## AIM OF THE TASK
Drop the images; return everything else in the listing below exactly.
**** DATASET EXTRACT ****
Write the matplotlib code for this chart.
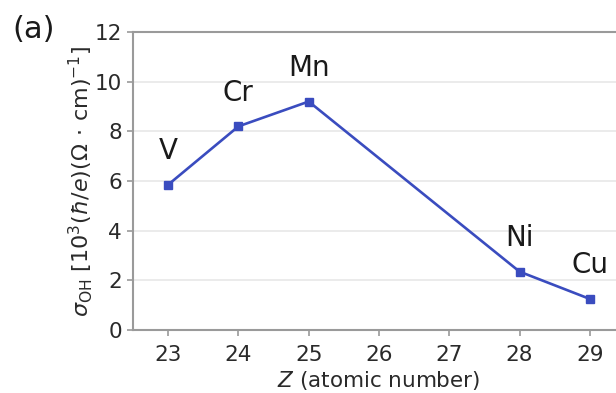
import matplotlib
matplotlib.use("Agg")
import matplotlib.pyplot as plt

elements = ["V", "Cr", "Mn", "Ni", "Cu"]
Z = [23, 24, 25, 28, 29]
sigma_oh = [5.85, 8.2, 9.2, 2.35, 1.25]
xticks = [23, 24, 25, 26, 27, 28, 29]
yticks = [0, 2, 4, 6, 8, 10, 12]

fig = plt.figure(figsize=(6.16, 3.93), dpi=100)
ax = fig.add_axes([133/616, 63/393, (625-133)/616, (330-32)/393])

blue = "#3a4cbf"
gray = "#9a9a9a"
ax.plot(Z, sigma_oh, color=blue, lw=1.9, marker="s", ms=6, zorder=3)
for el, x, y in zip(elements, Z, sigma_oh):
    ax.annotate(el, (x, y), xytext=(0, 18.5), textcoords="offset points",
                ha="center", va="baseline", fontsize=20, color="#1a1a1a")

ax.set_xlim(22.5, 29.5)
ax.set_ylim(0, 12)
ax.set_xticks(xticks)
ax.set_yticks(yticks)
ax.grid(axis="y", color="#e8e8e8", lw=1.2)
ax.set_axisbelow(True)
for s in ax.spines.values():
    s.set_color(gray)
    s.set_linewidth(1.5)
ax.tick_params(labelsize=15.5, colors=gray, labelcolor="#2a2a2a", length=4, width=1.2)
ax.tick_params(axis="x", pad=7)
ax.tick_params(axis="y", pad=4)

ax.set_xlabel(r"$Z$ (atomic number)", fontsize=15.5, color="#2a2a2a", labelpad=3)
ax.set_ylabel(r"$\sigma_{\rm OH}$ $[10^3(\hbar/e)(\Omega\,\cdot\,{\rm cm})^{-1}]$",
              fontsize=16, color="#2a2a2a", labelpad=0)
fig.text(12/616, 1 - 30/393, "(a)", fontsize=22, va="center", ha="left", color="#1a1a1a")

fig.savefig("out.png", dpi=100)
****
## WRITTEN REPLY
Write the matplotlib code for this chart.
import matplotlib
matplotlib.use("Agg")
import matplotlib.pyplot as plt

elements = ["V", "Cr", "Mn", "Ni", "Cu"]
Z = [23, 24, 25, 28, 29]
sigma_oh = [5.85, 8.2, 9.2, 2.35, 1.25]
xticks = [23, 24, 25, 26, 27, 28, 29]
yticks = [0, 2, 4, 6, 8, 10, 12]

fig = plt.figure(figsize=(6.16, 3.93), dpi=100)
ax = fig.add_axes([133/616, 63/393, (625-133)/616, (330-32)/393])

blue = "#3a4cbf"
gray = "#9a9a9a"
ax.plot(Z, sigma_oh, color=blue, lw=1.9, marker="s", ms=6, zorder=3)
for el, x, y in zip(elements, Z, sigma_oh):
    ax.annotate(el, (x, y), xytext=(0, 18.5), textcoords="offset points",
                ha="center", va="baseline", fontsize=20, color="#1a1a1a")

ax.set_xlim(22.5, 29.5)
ax.set_ylim(0, 12)
ax.set_xticks(xticks)
ax.set_yticks(yticks)
ax.grid(axis="y", color="#e8e8e8", lw=1.2)
ax.set_axisbelow(True)
for s in ax.spines.values():
    s.set_color(gray)
    s.set_linewidth(1.5)
ax.tick_params(labelsize=15.5, colors=gray, labelcolor="#2a2a2a", length=4, width=1.2)
ax.tick_params(axis="x", pad=7)
ax.tick_params(axis="y", pad=4)

ax.set_xlabel(r"$Z$ (atomic number)", fontsize=15.5, color="#2a2a2a", labelpad=3)
ax.set_ylabel(r"$\sigma_{\rm OH}$ $[10^3(\hbar/e)(\Omega\,\cdot\,{\rm cm})^{-1}]$",
              fontsize=16, color="#2a2a2a", labelpad=0)
fig.text(12/616, 1 - 30/393, "(a)", fontsize=22, va="center", ha="left", color="#1a1a1a")

fig.savefig("out.png", dpi=100)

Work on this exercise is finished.